Monday, 14 July 2014

BIBFRAME

Adrian Pohl ‏wrote some excellent thoughts about the current state of BIBFRAME at http://www.uebertext.org/2014/07/name-authority-files-linked-data.html The following started as a direct response but, after limiting myself to where I felt I knew what I was talking about and felt I was being constructive, turned out to be much much narrower in scope.

My primary concern in relation to BIBFRAME is interlinking and in particular authority control. My concern is that a number of the players (BIBFRAME, ISNI, GND, ORCID, Wikipedia, etc) define key concepts differently and that without careful consideration and planning we will end up muddying our data with bad mappings. The key concepts in question are those for persons, names, identities, sex and gender (there may be others that I’m not aware of).

Let me give you an example.

In the 19th Century there was a mass creation of male pseudonyms to allow women to publish novels. A very few of these rose to such prominence that the authors outed themselves as women (think Currer Bell), but the overwhelming majority didn’t. In the late 20th and early 21st Centuries, entries for the books published were created in computerised catalogue systems and some entries found their way into the GND. My understanding is that the GND assigned gender to entries based entirely on the name of the pseudonym (I’ll admit I don’t have a good source for that statement, it may be largely parable). When a new public-edited encyclopedia based on reliable sources called Wikipedia arose, the GND was very successfully cross-linked with Wikipedia, with hundreds of thousands of articles were linked to the catalogues of their works. Information that was in the GND was sucked into a portion of Wikipedia called Wikidata. A problem now arose: there were no reliable sources for the sex information in GND that had been sucked Wikidata by GND, the main part of Wikipedia (which requires strict sources) blocked itself from showing Wikidata sex information. A secondary problem was that the GND sex data was in ISO 5218 format (male/female/unknown/not applicable) whereas Wikipedia talks not about sex but gender and is more than happy for that to include fa'afafine and similar concepts. Fortunately, Wikidata keeps track of where assertions come from, so the sex info can, in theory, be removed; but while people in Wikipedia care passionately about this, no one on the Wikidata side of the fence seems to understand what the problem is.
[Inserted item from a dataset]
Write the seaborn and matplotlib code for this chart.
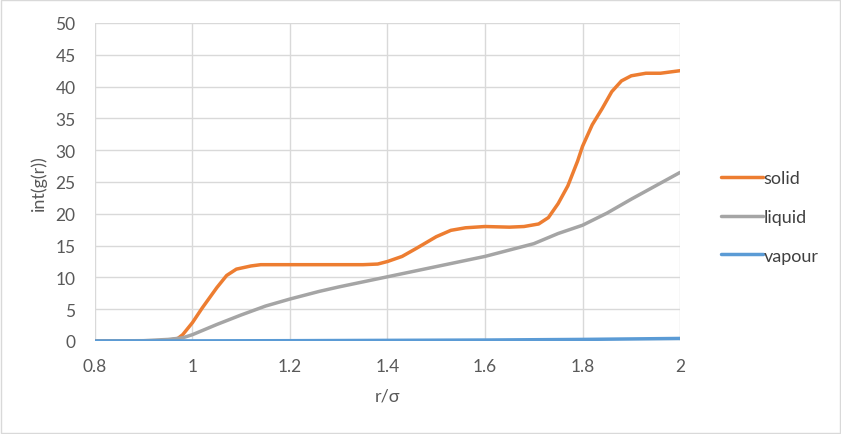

Stalemate.

There were two separate issues here: a mismatch between the Person in Wikipedia and the Pseudonym (I think) in GND; and a mismatch between a cataloguer-assigned ISO 5218 value and a free-form self-identified value. 

The deeper the interactions between our respective authority control systems become, the more these issues are going to come up, but we need them to come up at the planning and strategy stages of our work, rather than halfway through (or worse, once we think we’ve finished).

My proposed solution to this is examples: pick a small number of ‘hard cases’ and map them between as many pairs of these systems as possible.

The hard cases should include at least: Charlotte Brontë (or similar); a contemporary author who has transitioned between genders and published broadly similar work under both identities; a contemporary author who publishes in different genre using different identities; ...

The cases should be accompanied by instructions for dealing with existing mistakes found (and errors will be found, see https://en.wikipedia.org/wiki/Wikipedia:VIAF/errors for some of the errors recently found during he Wikipedia/VIAF matching).

If such an effort gets off the ground, I'll put my hand up to do the Wikipedia component (as distinct from the Wikidata component).


3 comments:

Jörg Prante said...

Hi Stuart,

GND genders are not well regulated and should not be trusted. They are marked as optional and nothing is known about the source of gender or sex information that is assigned to individuals or not. Before GND, libraries in Germany maintained different versions of PND (Personennamendatei), where for example hbz rules recommended use of ISO 5128 which is not a gender information, while other maintainers recorded gender information as "male (m)" and "female (f)". Later in GND, PND files were consolidated, and I doubt the conflict resolution regarding the sex/gender issue was clean. In fact, german language does also not help much in differentiating sex and gender, there is only one word "Geschlecht".

jrochkind said...

An example of a contemporary author who has published broadly similar work under two gender identities, if you want one, is Pat[rick] Califia.

I'm not entirely sure why it's important for authority records to include gender at all. Did traditional NAF/AACR2 authority files include gender? If they did, in some corner marc field, it has definitely not been something most systems surface in the UI.

So one way to save that headache would just be by punting on gender and not dealing with it in BIBFRAME etc. There are certainly plenty of other difficult metadata control challenges that _are_ vital for actual use cases; I'm not sure gender is one of them, why not save time/energy for the ones that matter.

jrochkind said...

(And for what it's worth, that's my opinion of 'sex' as well as 'gender' -- in fact, both those classes of values are epistemologically/ontologically problematic in many 'edge' cases, even before you get to metadata control -- why beg trouble by trying to deal with them, if you simply don't have to for actual real world use cases?)